Unbroken Thread Exhibition Heads Out to Saginaw Art Museum

One of the galleries in the Saginaw Art Museum


The art shippers came today and loaded 50 of my paintings onto the largest truck in America. They're taking the traveling exhibition Unbroken Thread: The Art of Philip Koch out to the Saginaw Art Museum in Michigan for its Dec. 9 opening (the show runs through Feb. 19, 2012). You can see a preview about the exhibit  that Midwest Gallery Guide magazine will run in its December issue on the "News" page of my website. I'm excited to see the work in the Museum's big spaces.

The "Thread" from the exhibit's title runs back into my history and into American art history. It's a thread that ties me to the American landscape painters from the past, especially the Hudson River School. The impact their art had on me in my early days can hardly exaggerated. 

Arriving in 1970 at my graduate program in painting at Indiana University I was burning with excitement to become a "real" painter. I'd mastered some hard won drawing and painting skills without a clear idea of where I wanted those skills to take me. Some of my first paintings upon arrival were attempts to paint imaginary planets. As I hadn't spent much time on such worlds these early oils were a real jumble. 

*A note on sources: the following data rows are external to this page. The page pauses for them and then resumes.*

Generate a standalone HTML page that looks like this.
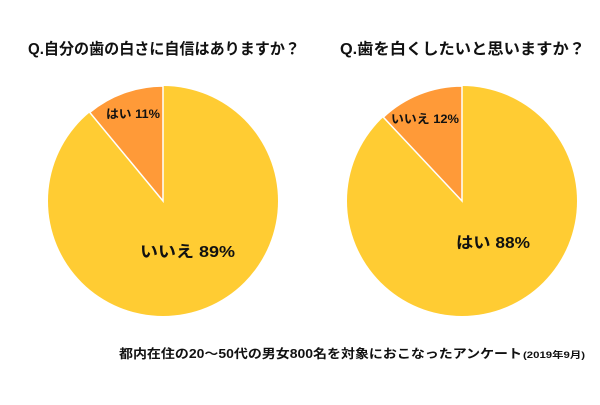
<!DOCTYPE html>
<html><head><meta charset="utf-8"><style>
body{margin:0;background:#fff;}
svg text{font-family:"Liberation Sans","Noto Sans CJK JP",sans-serif;font-weight:bold;fill:#111;}
</style></head><body>
<svg width="600" height="400" viewBox="0 0 600 400" xmlns="http://www.w3.org/2000/svg">
<rect width="600" height="400" fill="#fff"/>
<text x="28" y="54" font-size="15.5" textLength="272" lengthAdjust="spacingAndGlyphs">Q.自分の歯の白さに自信はありますか？</text>
<text x="340" y="54" font-size="15.5" textLength="245" lengthAdjust="spacingAndGlyphs">Q.歯を白くしたいと思いますか？</text>
<circle cx="163" cy="201" r="115" fill="#FFCC33"/>
<path d="M163,201 L163,86 A115,115 0 0,0 89.7,112.4 Z" fill="#FF9A38" stroke="#fff" stroke-width="1.5"/>
<text x="106" y="118" font-size="12" textLength="54" lengthAdjust="spacingAndGlyphs">はい 11%</text>
<text x="140" y="257" font-size="16" textLength="95" lengthAdjust="spacingAndGlyphs">いいえ 89%</text>
<circle cx="462" cy="201" r="115" fill="#FFCC33"/>
<path d="M462,201 L462,86 A115,115 0 0,0 383.3,117.2 Z" fill="#FF9A38" stroke="#fff" stroke-width="1.5"/>
<text x="391" y="123" font-size="12" textLength="68" lengthAdjust="spacingAndGlyphs">いいえ 12%</text>
<text x="456" y="248" font-size="16" textLength="74" lengthAdjust="spacingAndGlyphs">はい 88%</text>
<text x="119" y="358" font-size="12.5" textLength="403" lengthAdjust="spacingAndGlyphs">都内在住の20〜50代の男女800名を対象におこなったアンケート</text>
<text x="523" y="358" font-size="9" textLength="62" lengthAdjust="spacingAndGlyphs">(2019年9月)</text>
</svg>
</body></html>
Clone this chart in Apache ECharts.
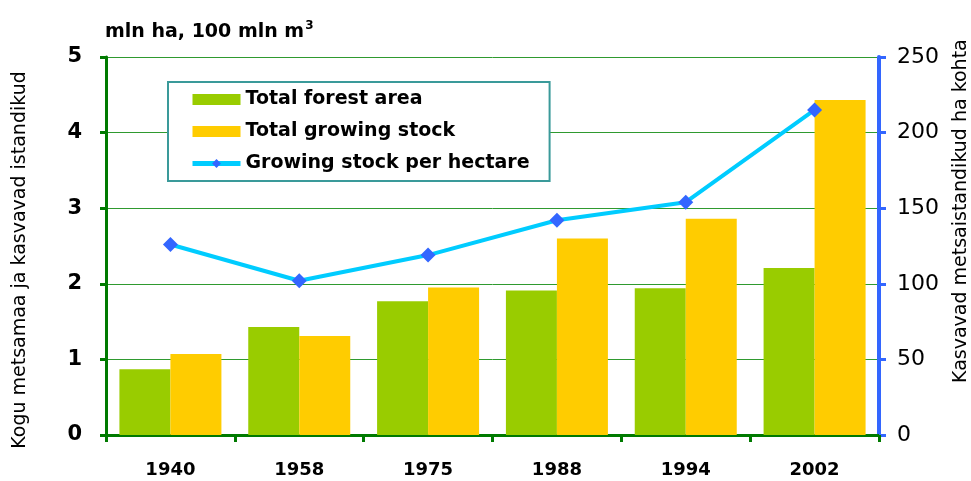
<!DOCTYPE html>
<html>
<head>
<meta charset="utf-8">
<script src="https://cdn.jsdelivr.net/npm/echarts@6/dist/echarts.min.js"></script>
<style>
html,body{margin:0;padding:0;background:#fff;}
#main{width:971px;height:481px;}
</style>
</head>
<body>
<div id="main"></div>
<script>
// years on the x axis
var years = ['1940', '1958', '1975', '1988', '1994', '2002'];
// mln ha
var forestArea = [0.87, 1.43, 1.77, 1.91, 1.94, 2.21];
// 100 mln m3
var growingStock = [1.07, 1.31, 1.95, 2.60, 2.86, 4.43];
// m3 per ha (right axis)
var stockPerHa = [126, 102, 119, 142, 154, 215];

var leftTicks = [0, 1, 2, 3, 4, 5];
var rightTicks = [0, 50, 100, 150, 200, 250];

var boldFont = 'DejaVu Sans';
var chart = echarts.init(document.getElementById('main'));

var option = {
    backgroundColor: '#fff',
    animation: false,
    title: {
        text: '{a|mln ha, 100 mln m}{s|3}',
        left: 100,
        top: 15,
        textStyle: {
            rich: {
                a: {fontFamily: boldFont, fontWeight: 'bold', fontSize: 19, color: '#000'},
                s: {fontFamily: boldFont, fontSize: 12, color: '#000', padding: [0, 0, 12, 1]}
            }
        }
    },
    legend: {
        orient: 'vertical',
        left: 168,
        top: 82,
        padding: [8, 20, 8, 22],
        itemWidth: 48,
        itemHeight: 11,
        itemGap: 13,
        backgroundColor: '#fff',
        borderColor: '#3a9a9a',
        borderWidth: 2,
        borderRadius: 0,
        textStyle: {fontFamily: boldFont, fontWeight: 'bold', fontSize: 19, color: '#000'},
        data: [
            {name: 'Total forest area', icon: 'rect'},
            {name: 'Total growing stock', icon: 'rect'},
            {name: 'Growing stock per hectare', lineStyle: {width: 5, color: '#00ccff'}}
        ]
    },
    grid: {left: 106, right: 92, top: 57, bottom: 46},
    xAxis: {
        type: 'category',
        data: years,
        axisLine: {lineStyle: {color: '#007a00', width: 3}},
        axisTick: {show: true, length: 7, lineStyle: {color: '#007a00', width: 3}},
        axisLabel: {margin: 26, fontFamily: boldFont, fontWeight: 'bold', fontSize: 18, color: '#000'}
    },
    yAxis: [
        {
            type: 'value',
            min: leftTicks[0],
            max: leftTicks[leftTicks.length - 1],
            interval: 1,
            axisLine: {show: true, lineStyle: {color: '#007a00', width: 3}},
            axisTick: {show: true, length: 6, lineStyle: {color: '#007a00', width: 3}},
            axisLabel: {margin: 24, fontFamily: boldFont, fontWeight: 'bold', fontSize: 21, color: '#000'},
            splitLine: {lineStyle: {color: '#2f9a2f', width: 1}}
        },
        {
            type: 'value',
            position: 'right',
            min: rightTicks[0],
            max: rightTicks[rightTicks.length - 1],
            interval: 50,
            axisLine: {show: true, lineStyle: {color: '#3366ff', width: 4}},
            axisTick: {show: true, length: 7, lineStyle: {color: '#3366ff', width: 3}},
            axisLabel: {margin: 18, fontFamily: 'DejaVu Sans', fontSize: 22, color: '#000'},
            splitLine: {show: false}
        }
    ],
    graphic: [
        {
            type: 'text',
            x: 20,
            y: 260,
            rotation: Math.PI / 2,
            style: {
                text: 'Kogu metsamaa ja kasvavad istandikud',
                fontFamily: 'DejaVu Sans',
                fontSize: 19,
                fill: '#000',
                align: 'center',
                verticalAlign: 'middle'
            }
        },
        {
            type: 'text',
            x: 961,
            y: 383,
            rotation: Math.PI / 2,
            style: {
                text: 'Kasvavad metsaistandikud ha kohta',
                fontFamily: 'DejaVu Sans',
                fontSize: 19,
                fill: '#000',
                align: 'left',
                verticalAlign: 'middle'
            }
        }
    ],
    series: [
        {
            name: 'Total forest area',
            type: 'bar',
            yAxisIndex: 0,
            barWidth: 51,
            barGap: '0%',
            itemStyle: {color: '#99cc00'},
            data: forestArea
        },
        {
            name: 'Total growing stock',
            type: 'bar',
            yAxisIndex: 0,
            barWidth: 51,
            barGap: '0%',
            itemStyle: {color: '#ffcc00'},
            data: growingStock
        },
        {
            name: 'Growing stock per hectare',
            type: 'line',
            yAxisIndex: 1,
            symbol: 'diamond',
            symbolSize: 15,
            lineStyle: {color: '#00ccff', width: 4},
            itemStyle: {color: '#3366ff'},
            z: 5,
            data: stockPerHa
        }
    ]
};

chart.setOption(option);
</script>
</body>
</html>
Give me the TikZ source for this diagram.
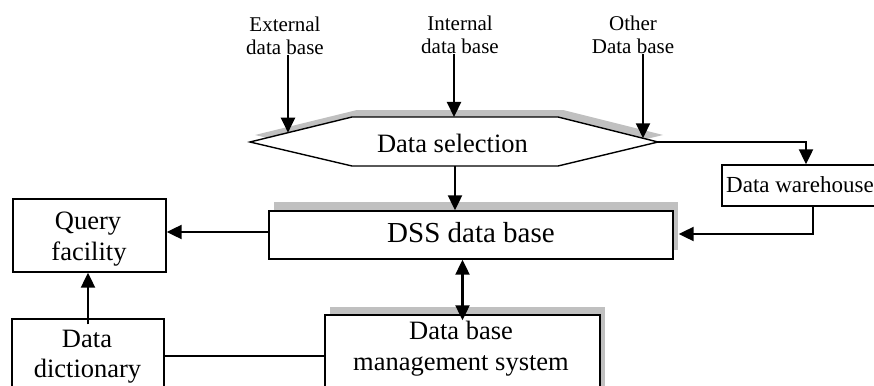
\documentclass[tikz,border=0pt]{standalone}
\usepackage{fontspec}
\setmainfont{Liberation Serif}
\usetikzlibrary{arrows.meta,shadows,calc}
\definecolor{shadowgray}{HTML}{C0C0C0}
\begin{document}
\begin{tikzpicture}[x=1pt,y=-1pt,
  box/.style={draw=black,line width=1.4pt,fill=white,inner sep=0pt,rectangle},
  shad/.style={drop shadow={shadow xshift=5pt,shadow yshift=#1,fill=shadowgray,opacity=1}},
  arr/.style={line width=2.2pt,-{Triangle[length=15pt,width=14pt]}},
  darr/.style={line width=2.2pt,{Triangle[length=15pt,width=14pt]}-{Triangle[length=15pt,width=14pt]}},
  plain/.style={line width=1.4pt},
  lbl/.style={font=\fontsize{21}{23}\selectfont,inner sep=0pt,anchor=base},
  txt/.style={font=\fontsize{26.5}{30}\selectfont,inner sep=0pt,anchor=base},
  big/.style={font=\fontsize{29}{32}\selectfont,inner sep=0pt,anchor=base},
  dwtxt/.style={font=\fontsize{23}{28}\selectfont,inner sep=0pt,anchor=base west}]
\clip (0,0) rectangle (874,385);

% hexagon (Data selection)
\coordinate (hL) at (250,142);
\coordinate (hTL) at (352,117);
\coordinate (hTR) at (558,117);
\coordinate (hR) at (658,142);
\coordinate (hBR) at (558,166);
\coordinate (hBL) at (352,166);
\fill[shadowgray] (255,135) -- (357,110) -- (563,110) -- (663,135) -- (563,159) -- (357,159) -- cycle;
\draw[line width=1.4pt,fill=white] (hL) -- (hTL) -- (hTR) -- (hR) -- (hBR) -- (hBL) -- cycle;
\node[txt] (sel) at (452.5,152) {Data selection};

% boxes
\node[box,minimum width=153pt,minimum height=73pt] (query) at (89.5,235.5) {};
\node[box,minimum width=152pt,minimum height=81pt] (dict) at (88,359.5) {};
\node[box,shad=9pt,minimum width=404pt,minimum height=48pt] (dss) at (471,235) {};
\node[box,shad=8pt,minimum width=275pt,minimum height=85pt] (dbms) at (462.5,357.5) {};
\node[box,minimum width=158pt,minimum height=41pt] (dw) at (801,185.5) {};

% texts
\node[lbl] (ext1) at (285,32) {External};
\node[lbl] (ext2) at (285,55) {data base};
\node[lbl] (int1) at (460,31) {Internal};
\node[lbl] (int2) at (460,54) {data base};
\node[lbl] (oth1) at (633,31) {Other};
\node[lbl] (oth2) at (633,54) {Data base};
\node[big] (dsst) at (471,242) {DSS data base};
\node[txt] (q1) at (88,229) {Query};
\node[txt] (q2) at (89,260) {facility};
\node[txt] (d1) at (87,347) {Data};
\node[txt] (d2) at (87.5,377) {dictionary};
\node[txt] (m1) at (461,339) {Data base};
\node[txt] (m2) at (461,370) {management system};
\node[dwtxt] (dwt) at (726,192) {Data warehouse};

% connectors
\coordinate (inExt) at ($(hL)!0.3725!(hTL)$);
\coordinate (inInt) at (454,117);
\coordinate (inOth) at ($(hTR)!0.85!(hR)$);
\draw[arr] (inExt |- ext2.base) -- (inExt);
\draw[arr] (inInt |- int2.base) -- (inInt);
\draw[arr] (inOth |- oth2.base) -- (inOth);
\coordinate (hOut) at (455,166);
\draw[arr] (hOut) -- (hOut |- dss.north);
\draw[arr] (hR) -| ([xshift=5pt]dw.north);
\draw[arr] ([xshift=12pt]dw.south) |- ([xshift=5pt,yshift=1pt]dss.east);
\draw[arr] ([yshift=3pt]dss.west) -- ([yshift=3pt]dss.west -| query.east);
\draw[darr] (dbms.north |- dss.south) -- ([yshift=-6pt]dbms.north);
\draw[arr] ([yshift=-6pt]dict.north) -- (dict.north |- query.south);
\coordinate (dl) at ([yshift=3.5pt]dict.east);
\draw[plain] (dl) -- (dl -| dbms.west);
\end{tikzpicture}
\end{document}
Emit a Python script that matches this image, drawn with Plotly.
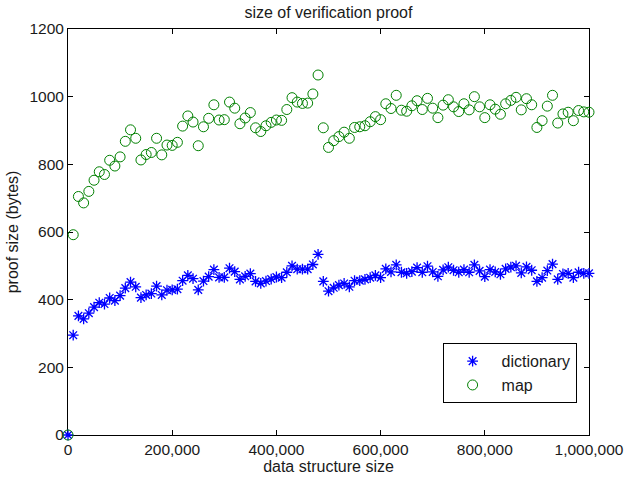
import plotly.graph_objects as go

sizes = [i * 10000 for i in range(101)]

dictionary = [0, 295, 352, 343, 360, 378, 391, 387, 405, 397,
              412, 434, 452, 438, 406, 414, 418, 440, 414, 428,
              429, 431, 456, 472, 462, 429, 455, 468, 489, 466,
              466, 493, 483, 460, 469, 477, 454, 448, 455, 461,
              467, 465, 481, 500, 490, 490, 490, 504, 534, 454,
              425, 435, 443, 448, 438, 456, 456, 460, 465, 472,
              465, 491, 482, 503, 481, 478, 483, 495, 481, 499,
              482, 469, 488, 496, 487, 481, 489, 481, 503, 485,
              468, 489, 482, 475, 491, 496, 500, 479, 497, 487,
              454, 465, 486, 505, 460, 476, 478, 465, 481, 478,
              478]

map_vals = [0, 592, 705, 686, 720, 753, 778, 770, 812, 795,
            822, 868, 902, 877, 813, 829, 835, 877, 828, 857,
            856, 865, 913, 943, 925, 855, 911, 936, 976, 931,
            932, 984, 966, 920, 937, 953, 908, 897, 914, 924,
            931, 930, 962, 997, 984, 980, 981, 1008, 1064, 908,
            850, 870, 882, 895, 877, 909, 911, 914, 926, 941,
            932, 979, 965, 1004, 960, 957, 973, 988, 962, 995,
            966, 938, 975, 991, 970, 956, 979, 961, 1000, 970,
            938, 976, 963, 948, 979, 989, 998, 961, 994, 976,
            909, 929, 972, 1004, 922, 949, 954, 929, 959, 955,
            954]

x_ticks = [0, 200000, 400000, 600000, 800000, 1000000]
y_ticks = [0, 200, 400, 600, 800, 1000, 1200]

font = dict(family="Liberation Sans, Arial, Helvetica, sans-serif", size=16, color="#1a1a1a")
tick_font = dict(family="Liberation Sans, Arial, Helvetica, sans-serif", size=15.5, color="#1a1a1a")

fig = go.Figure()
fig.add_trace(go.Scatter(
    x=sizes, y=dictionary, mode="markers", name="dictionary", cliponaxis=False,
    marker=dict(symbol="asterisk-open", size=9, color="#0000ff",
                line=dict(color="#0000ff", width=1.3)),
))
fig.add_trace(go.Scatter(
    x=sizes, y=map_vals, mode="markers", name="map", cliponaxis=False,
    marker=dict(symbol="circle-open", size=10, color="#008000",
                line=dict(color="#008000", width=1)),
))

axis_common = dict(
    showgrid=False, zeroline=False, showline=True, linecolor="black", linewidth=1,
    mirror="ticks", ticks="inside", ticklen=5, tickcolor="black", tickwidth=1,
    tickfont=tick_font, automargin=False, layer="below traces",
)

fig.update_layout(
    width=627, height=480,
    margin=dict(l=68, r=38, t=29, b=45, autoexpand=False),
    paper_bgcolor="white", plot_bgcolor="white",
    font=font,
    title=dict(text="size of verification proof", x=0.5238, xanchor="center",
               y=1 - 12 / 480, yanchor="middle", font=font, automargin=False),
    xaxis=dict(range=[0, 1000000], tickvals=x_ticks,
               ticktext=[f"{v:,}" for v in x_ticks],
               title=dict(text="data structure size", font=font, standoff=2),
               **axis_common),
    yaxis=dict(range=[0, 1200], tickvals=y_ticks,
               ticktext=[str(v) for v in y_ticks],
               title=dict(text="proof size (bytes)", font=font, standoff=6),
               **axis_common),
    legend=dict(x=0.719, y=0.226, xanchor="left", yanchor="top",
                bgcolor="white", bordercolor="black", borderwidth=1,
                font=font, itemwidth=48),
    showlegend=True,
)

fig.write_html("out.html", config={"displayModeBar": False},
               post_script="document.body.style.margin='0';")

Amazing as it seems to me now, at the time I had no idea what 19th century American landscape painting looked like. Fortunately the Indiana University Art Museum had a few excellent examples,
in particular a to-die-for little John Frederick Kensett coastal scene. Intrigued by that one oil painting I rummaged through the school's art library and found not only other great Kensett's but lots of other painters who spoke to me. Looking back what I was responding to was how much these old American landscapists had painted a world that looked ever so much like my boyhood home on the shore of Lake Ontario right outside of Rochester, NY. 

I didn't really want to paint just like these old guys- they could be too dark and way too detailed for my eye. But these paintings had something else- a remarkable emotional connection to places I felt I knew well. The lake shore by my house was cold and rocky and could easily be mistaken for coastal Maine, one of the favorite subjects of the  Hudson River School. And they had painted every corner of the New England forests. I'd grown up right next door to New England in upstate New York and those forests hadn't stopped at the state line. They blanketed my hilly neighborhood.

Most of all what I'd been looking for was a tradition I could personally relate to. These painters had painted a world that felt deeply familiar in a way my imaginary worlds never would. They put a strong steady new wind in my sails. It has taken me far.



Here's one of the pieces I sent off today, West from Monhegan,  oil on panel, 28 x 42", 2009. It's the island 12 miles off the coast of Maine that has been painted by so many of a later generation of American  artists- Edward Hopper, Rockwell Kent, Robert Henri, George Bellows, and so on. This is the view looking back from Monhegan Island towards the mainland mountains near Camden, ME. 

For the last 15 years or so I've adopted the practice of the older Hudson River School artists of basing my oil paintings on plein air drawings I do on location. As long time readers of this blog know, I never use photography as a source. Others can employ the camera, but for me it drains some of the magic of the experience. Working just from drawings and memory allows me to be free from the constraints of the actual observable colors that confront you. 

Here's the drawing I did standing next to Monhegan's one room school house that served as my source for the above painting.


West from Monhegan, vine charcoal, 8 x 10", 2006


Another painting in the Museum show is Otter Cove, oil on canvas, 44 x 55." Otter Cove is a spot on the Atlantic side of Mount Desert Island. It's a place Thomas Cole and Frederick Church knew well. 2008 and below that is the vine charcoal I drew at Otter Cove that inspired the larger oil. As you can see, I like to move trees and islands around.


 














Mt. Desert Island,  vine charcoal, 7 x 14", 2003


Both of these two charcoals were packed away in these heavy cardboard boxes along with the 33 other smaller works headed for the exhibit . Here they were this morning patiently waiting for the art shipper to arrive. Now that they're gone, boy does the studio seem big again. Guess I'll just have to paint something.